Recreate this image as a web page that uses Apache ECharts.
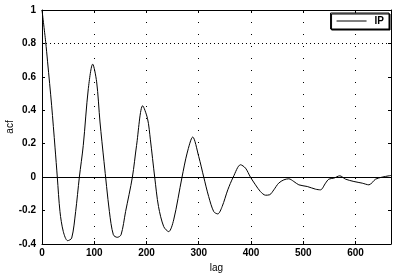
<!DOCTYPE html>
<html><head><meta charset="utf-8">
<script src="https://cdn.jsdelivr.net/npm/echarts@6/dist/echarts.min.js"></script>
<style>html,body{margin:0;padding:0;background:#fff}#c{width:400px;height:276px}</style>
</head><body><div id="c"></div>
<script>
const lags = [0,7,10.7,18.4,25,29.3,34.4,40.8,49,56.8,64.4,71.5,79,88.7,97,104.6,111,118.7,129,136.6,144,151.3,160,173,181,192.7,202,207.5,215.7,223,233,242.5,252,268,277.8,288.5,300,309.6,319,328.7,336.4,344.8,355.6,366,380,389.5,399,408.6,418,427.8,436,443.7,453,463,472.4,482,491.6,507.7,523.6,533,542.7,549,558.6,570,581,597,613,625.7,638.5,651,664,668];
const acf = [1,0.81,0.69,0.43,0.175,0,-0.206,-0.326,-0.38,-0.365,-0.206,0,0.19,0.53,0.676,0.57,0.33,0.093,-0.206,-0.345,-0.36,-0.345,-0.206,0,0.19,0.427,0.35,0.223,0,-0.176,-0.296,-0.326,-0.256,0,0.144,0.24,0.123,0,-0.116,-0.206,-0.22,-0.176,-0.076,0,0.074,0.054,0,-0.046,-0.086,-0.108,-0.105,-0.076,-0.036,-0.016,-0.01,-0.026,-0.046,-0.056,-0.072,-0.076,-0.036,-0.012,-0.006,0.008,-0.012,-0.026,-0.036,-0.046,-0.012,0,0.008,0.01];
const xTicks = [0,100,200,300,400,500,600];
const yTicks = [-0.4,-0.2,0,0.2,0.4,0.6,0.8,1];
const seriesName = 'IP';
const xName = 'lag', yName = 'acf';
const refLines = [0.8];

const font = 'Liberation Sans';
const chart = echarts.init(document.getElementById('c'));
const lblY = v => yTicks.includes(+v.toFixed(1)) ? String(+v.toFixed(1)) : '';
chart.setOption({
  animation:false,
  grid:{left:42,right:9,top:10,bottom:32,containLabel:false,outerBoundsMode:'none'},
  legend:{show:true,right:11,top:13,data:[seriesName],icon:'path://M0 0 H30 V1 H0 Z',itemWidth:30,itemHeight:1,itemGap:0,
    padding:[3,5,3,6],borderColor:'#000',borderWidth:1,backgroundColor:'#fff',
    shadowColor:'#000',shadowOffsetX:1,shadowOffsetY:1,shadowBlur:0,
    itemStyle:{color:'#000'},
    textStyle:{fontFamily:font,fontSize:10,fontWeight:'bold',color:'#000',padding:[0,0,0,3]}},
  xAxis:[{type:'value',min:0,max:668,interval:100,position:'bottom',
      name:xName,nameLocation:'middle',nameGap:19,nameMoveOverlap:false,nameTextStyle:{fontFamily:font,fontSize:10,color:'#000'},
      axisLine:{onZero:false,lineStyle:{color:'#000',width:1}},
      axisTick:{inside:true,length:3,lineStyle:{color:'#000'}},
      axisLabel:{fontFamily:font,fontSize:10,fontWeight:'bold',color:'#000',margin:4,
        formatter:v=>xTicks.includes(v)?String(v):''},
      splitLine:{show:true,lineStyle:{color:'#000',type:[1,11],width:1}}},
    {type:'value',min:0,max:668,interval:100,position:'top',
      axisLine:{show:true,onZero:false,lineStyle:{color:'#000'}},
      axisTick:{inside:true,length:3,lineStyle:{color:'#000'}},
      axisLabel:{show:false},splitLine:{show:false}}],
  yAxis:[{type:'value',min:-0.4,max:1,interval:0.2,position:'left',
      name:yName,nameLocation:'middle',nameGap:27,nameMoveOverlap:false,nameTextStyle:{fontFamily:font,fontSize:10,color:'#000'},
      axisLine:{show:true,onZero:false,lineStyle:{color:'#000'}},
      axisTick:{show:true,inside:true,length:3,lineStyle:{color:'#000'}},
      axisLabel:{fontFamily:font,fontSize:10,fontWeight:'bold',color:'#000',margin:6,formatter:lblY},
      splitLine:{show:false}},
    {type:'value',min:-0.4,max:1,interval:0.2,position:'right',
      axisLine:{show:true,onZero:false,lineStyle:{color:'#000'}},
      axisTick:{show:true,inside:true,length:3,lineStyle:{color:'#000'}},
      axisLabel:{show:false},splitLine:{show:false}}],
  series:[{name:seriesName,type:'line',data:lags.map((x,i)=>[x,acf[i]]),symbol:'none',smooth:0.3,
    lineStyle:{color:'#000',width:1},itemStyle:{color:'#000'},
    markLine:{silent:true,symbol:'none',label:{show:false},
      data:[{yAxis:0,lineStyle:{color:'#000',width:1,type:'solid'}}].concat(
        refLines.map(v=>({yAxis:v,lineStyle:{color:'#000',width:1,type:[1,3]}})))}}]
});
</script></body></html>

━━━━━━

## Your task
Would you return the data exactly as written, without the pictures?

## Expected output
Recreate this image as a web page that uses Apache ECharts.
<!DOCTYPE html>
<html><head><meta charset="utf-8">
<script src="https://cdn.jsdelivr.net/npm/echarts@6/dist/echarts.min.js"></script>
<style>html,body{margin:0;padding:0;background:#fff}#c{width:400px;height:276px}</style>
</head><body><div id="c"></div>
<script>
const lags = [0,7,10.7,18.4,25,29.3,34.4,40.8,49,56.8,64.4,71.5,79,88.7,97,104.6,111,118.7,129,136.6,144,151.3,160,173,181,192.7,202,207.5,215.7,223,233,242.5,252,268,277.8,288.5,300,309.6,319,328.7,336.4,344.8,355.6,366,380,389.5,399,408.6,418,427.8,436,443.7,453,463,472.4,482,491.6,507.7,523.6,533,542.7,549,558.6,570,581,597,613,625.7,638.5,651,664,668];
const acf = [1,0.81,0.69,0.43,0.175,0,-0.206,-0.326,-0.38,-0.365,-0.206,0,0.19,0.53,0.676,0.57,0.33,0.093,-0.206,-0.345,-0.36,-0.345,-0.206,0,0.19,0.427,0.35,0.223,0,-0.176,-0.296,-0.326,-0.256,0,0.144,0.24,0.123,0,-0.116,-0.206,-0.22,-0.176,-0.076,0,0.074,0.054,0,-0.046,-0.086,-0.108,-0.105,-0.076,-0.036,-0.016,-0.01,-0.026,-0.046,-0.056,-0.072,-0.076,-0.036,-0.012,-0.006,0.008,-0.012,-0.026,-0.036,-0.046,-0.012,0,0.008,0.01];
const xTicks = [0,100,200,300,400,500,600];
const yTicks = [-0.4,-0.2,0,0.2,0.4,0.6,0.8,1];
const seriesName = 'IP';
const xName = 'lag', yName = 'acf';
const refLines = [0.8];

const font = 'Liberation Sans';
const chart = echarts.init(document.getElementById('c'));
const lblY = v => yTicks.includes(+v.toFixed(1)) ? String(+v.toFixed(1)) : '';
chart.setOption({
  animation:false,
  grid:{left:42,right:9,top:10,bottom:32,containLabel:false,outerBoundsMode:'none'},
  legend:{show:true,right:11,top:13,data:[seriesName],icon:'path://M0 0 H30 V1 H0 Z',itemWidth:30,itemHeight:1,itemGap:0,
    padding:[3,5,3,6],borderColor:'#000',borderWidth:1,backgroundColor:'#fff',
    shadowColor:'#000',shadowOffsetX:1,shadowOffsetY:1,shadowBlur:0,
    itemStyle:{color:'#000'},
    textStyle:{fontFamily:font,fontSize:10,fontWeight:'bold',color:'#000',padding:[0,0,0,3]}},
  xAxis:[{type:'value',min:0,max:668,interval:100,position:'bottom',
      name:xName,nameLocation:'middle',nameGap:19,nameMoveOverlap:false,nameTextStyle:{fontFamily:font,fontSize:10,color:'#000'},
      axisLine:{onZero:false,lineStyle:{color:'#000',width:1}},
      axisTick:{inside:true,length:3,lineStyle:{color:'#000'}},
      axisLabel:{fontFamily:font,fontSize:10,fontWeight:'bold',color:'#000',margin:4,
        formatter:v=>xTicks.includes(v)?String(v):''},
      splitLine:{show:true,lineStyle:{color:'#000',type:[1,11],width:1}}},
    {type:'value',min:0,max:668,interval:100,position:'top',
      axisLine:{show:true,onZero:false,lineStyle:{color:'#000'}},
      axisTick:{inside:true,length:3,lineStyle:{color:'#000'}},
      axisLabel:{show:false},splitLine:{show:false}}],
  yAxis:[{type:'value',min:-0.4,max:1,interval:0.2,position:'left',
      name:yName,nameLocation:'middle',nameGap:27,nameMoveOverlap:false,nameTextStyle:{fontFamily:font,fontSize:10,color:'#000'},
      axisLine:{show:true,onZero:false,lineStyle:{color:'#000'}},
      axisTick:{show:true,inside:true,length:3,lineStyle:{color:'#000'}},
      axisLabel:{fontFamily:font,fontSize:10,fontWeight:'bold',color:'#000',margin:6,formatter:lblY},
      splitLine:{show:false}},
    {type:'value',min:-0.4,max:1,interval:0.2,position:'right',
      axisLine:{show:true,onZero:false,lineStyle:{color:'#000'}},
      axisTick:{show:true,inside:true,length:3,lineStyle:{color:'#000'}},
      axisLabel:{show:false},splitLine:{show:false}}],
  series:[{name:seriesName,type:'line',data:lags.map((x,i)=>[x,acf[i]]),symbol:'none',smooth:0.3,
    lineStyle:{color:'#000',width:1},itemStyle:{color:'#000'},
    markLine:{silent:true,symbol:'none',label:{show:false},
      data:[{yAxis:0,lineStyle:{color:'#000',width:1,type:'solid'}}].concat(
        refLines.map(v=>({yAxis:v,lineStyle:{color:'#000',width:1,type:[1,3]}})))}}]
});
</script></body></html>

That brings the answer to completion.